Il 5 agosto 2025 AT&T, Ericsson e 1Finity – lo spin-off wireless di Fujitsu – hanno completato con successo la prima chiamata dati Open RAN utilizzando radio di terze parti collegate al nuovo baseband RAN Processor 6672 di Ericsson nei laboratori AT&T . È la dimostrazione pratica che l’interoperabilità promessa dallo standard O-RAN non è più solo slide di conferenza, ma rete che trasporta bit reali.
Cosa c’è dentro il test
Nella prova, il traffico è passato da unità radio 1Finity – progettate per C-band e bande 25/66 – al baseband Ericsson, il tutto orchestrato via interfacce aperte (fronthaul 7-2x). Rob Soni, VP RAN Technology di AT&T, ha parlato di «passo decisivo verso una rete aperta, agile e programmabile» . Dalla parte di Stoccolma, Johan Hultell ha messo l’accento sul ruolo di “collaudatore industriale” che Ericsson rivendica nello scenario Open RAN.
Non solo onde radio: l’arrivo delle rApp
Il test arriva a una settimana di distanza da un’altra prima volta: AT&T ha attivato sulla rete live la prima rApp di un fornitore terzo, eseguita sulla piattaforma Ericsson Intelligent Automation Platform (EIAP) tramite l’interfaccia R1 definita dall’O-RAN Alliance . In pratica, il cervello di controllo della rete smette di essere un monolite proprietario e diventa un “app-store” dove sviluppatori indipendenti possono caricare moduli di automazione.
Un investimento da 14 miliardi che comincia a fruttare
Il contratto quadriennale da 14 miliardi di dollari firmato da AT&T ed Ericsson a fine 2023 mirava a far girare il 70 % del traffico mobile su piattaforme aperte entro la fine del 2026 . A metà percorso le prime ricadute sono tangibili: interoperabilità radio, rApp operative e un’infrastruttura più “cloud-like” che separa hardware e software.
Perché è importante (anche fuori dagli USA)

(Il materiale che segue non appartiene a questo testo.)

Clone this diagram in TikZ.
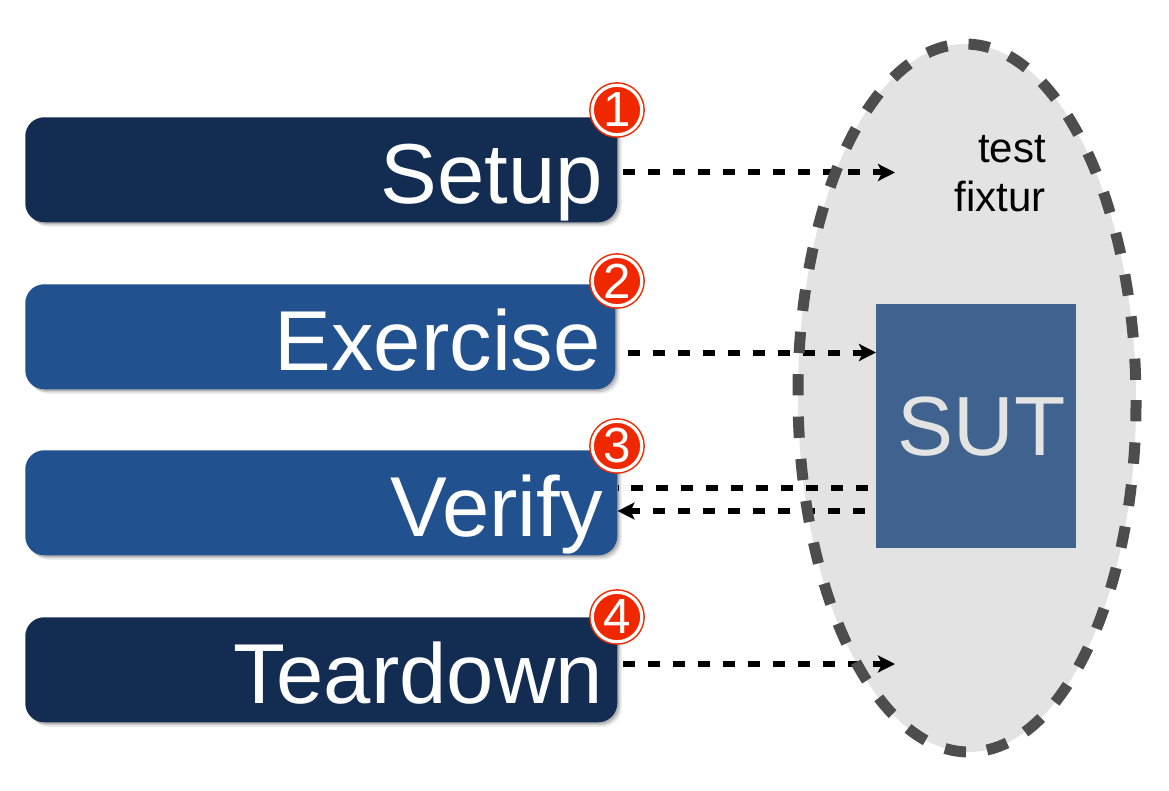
\documentclass[tikz,border=0pt]{standalone}
\usepackage{fontspec}
\setmainfont{Liberation Sans}
\usetikzlibrary{arrows.meta,shadows,calc,shapes.geometric}
\newlength{\px}\setlength{\px}{0.75pt}
\tikzset{
  softshadow/.style={
    drop shadow={shadow xshift=1.5*\px,shadow yshift=-1.5*\px,opacity=.15,fill=black},
    drop shadow={shadow xshift=3*\px,shadow yshift=-3*\px,opacity=.12,fill=black},
    drop shadow={shadow xshift=4.5*\px,shadow yshift=-4.5*\px,opacity=.07,fill=black}},
  phasebox/.style={rectangle,rounded corners=19*\px,softshadow,text=white,anchor=north west,
    inner xsep=14.5*\px,inner ysep=0pt,text width=#1*\px-29*\px,align=right,
    text height=86*\px,text depth=19*\px,font=\fontsize{63.8}{70}\selectfont},
  badge/.style={circle,fill=badgered,draw=badgered,line width=1.5*\px,double=white,
    double distance=3.2*\px,minimum size=49.5*\px,inner sep=0pt,outer sep=0pt,text=white,
    font=\fontsize{37}{40}\selectfont},
  conn/.style={draw=black,line width=6*\px,dash pattern=on 12.5*\px off 12.5*\px},
  tip/.style={-{Stealth[length=12.75pt,width=12.75pt,inset=3pt]}},
  fixshape/.style={ellipse,minimum width=338*\px,minimum height=708*\px,inner sep=0pt,outer sep=0pt,rotate=0.4},
}
\definecolor{navy}{HTML}{132C52}
\definecolor{midblue}{HTML}{22518F}
\definecolor{sutblue}{HTML}{40628F}
\definecolor{fixgray}{HTML}{E3E3E3}
\definecolor{fixdash}{HTML}{4D4D4D}
\definecolor{badgered}{HTML}{F02800}
\begin{document}
\begin{tikzpicture}[x=0.75pt,y=-0.75pt]
\useasboundingbox (0,0) rectangle (1169,791);
% fixture fill
\node[fixshape,fill=fixgray] (fixfill) at (967,398) {};
% SUT
\node[rectangle,fill=sutblue,text=fixgray,anchor=north west,minimum width=200*\px,minimum height=244*\px,inner sep=0pt,
  font=\fontsize{63}{70}\selectfont] (sut) at (876,304) {\hspace*{11\px}SUT};
\node[anchor=north east,inner sep=0pt,align=right,font=\fontsize{31.5}{36.5}\selectfont] (fixlabel) at (1046,135) {test\\fixtur};
% phases
\node[phasebox=592,fill=navy] (setup) at (25,117) {Setup};
\node[phasebox=590,fill=midblue] (exercise) at (25,284) {Exercise};
\node[phasebox=592,fill=midblue] (verify) at (25,450) {Verify};
\node[phasebox=592,fill=navy] (teardown) at (25,617) {Teardown};
% connector ends
\coordinate (e1) at (895,172.5);
\coordinate (e2) at (876,352.5);
\coordinate (e3) at (868,488);
\coordinate (e4) at (865,511);
\coordinate (e5) at (895,664);
\draw[conn,tip,shorten <=5*\px] (setup.east |- e1) -- (e1);
\draw[conn,tip,shorten <=12*\px] (exercise.east |- e2) -- (sut.west |- e2);
\draw[conn] (e3) -- (verify.east |- e3);
\draw[conn,tip] (e4) -- (verify.east |- e4);
\draw[conn,tip,shorten <=5*\px] (teardown.east |- e5) -- (e5);
% fixture outline
\node[fixshape,draw=fixdash,line width=11*\px,dash pattern=on 21.3*\px off 21.1*\px,dash phase=25.5*\px] (fixline) at (967,398) {};
% badges
\node[badge] (b1) at (617,110) {1};
\node[badge] (b2) at (617,281) {2};
\node[badge] (b3) at (617,446) {3};
\node[badge] (b4) at (617,617) {4};
\end{tikzpicture}
\end{document}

Secondo l’analisi di SDXCentral, il vero nodo dell’Open RAN non è più la conformità ai protocolli, ma la gestione di un mosaico di vendor senza far esplodere complessità operativa e rischi di sicurezza . Il successo di AT&T fornisce un caso studio che ridimensiona lo scetticismo: se un incumbant con decenni di rete legacy riesce a integrare RU e DU multiproduttore, allora la strada è aperta per chi sta ancora valutando.
Uno sguardo europeo
In Europa Vodafone e Deutsche Telekom stanno sperimentando soluzioni simili, ma con timetable più cauti. Il caso statunitense mette pressione ai regolatori UE: sostegno a interfacce aperte significa più concorrenza contro i vendor incumbent, ma richiede anche nuove linee guida su certificazione di sicurezza e compatibilità energetica.

Il mio punto di vista
Da osservatore – e, confesso, appassionato di telco – vedo due messaggi chiari:
Non esiste transizione digitale senza transizione culturale. Il passo più difficile non è cablare una radio al baseband, è convincere reparto acquisti, ingegneri di rete e sviluppatori che la ricetta “un unico fornitore = meno problemi” è superata. Il vero vantaggio economico arriverà con lo scale-out delle rApp. Finché il conto alla rovescia resta fermo sul primo deployment, il ROI è più teorico che reale. Quando decine di micro-applicazioni ottimizzeranno consumi, allocazione spettrale e manutenzione, allora vedremo davvero quel 40 % di OPEX saving che Gartner pronostica dopo il 2027.
Prossime tappe
Fine 2025: estensione delle radio 1Finity ai mercati urbani ad alta densità. Inizio 2026: rilascio di un marketplace rApp aperto anche a ISV indipendenti. Q3 2026: obiettivo 70 % traffico AT&T su piattaforme Open RAN.
Se questi checkpoint verranno rispettati, potremo dire che la rete mobile di quinta generazione è finalmente diventata software defined anche nella parte di accesso radio. E allora – parafrasando un vecchio slogan – it’s not just another G.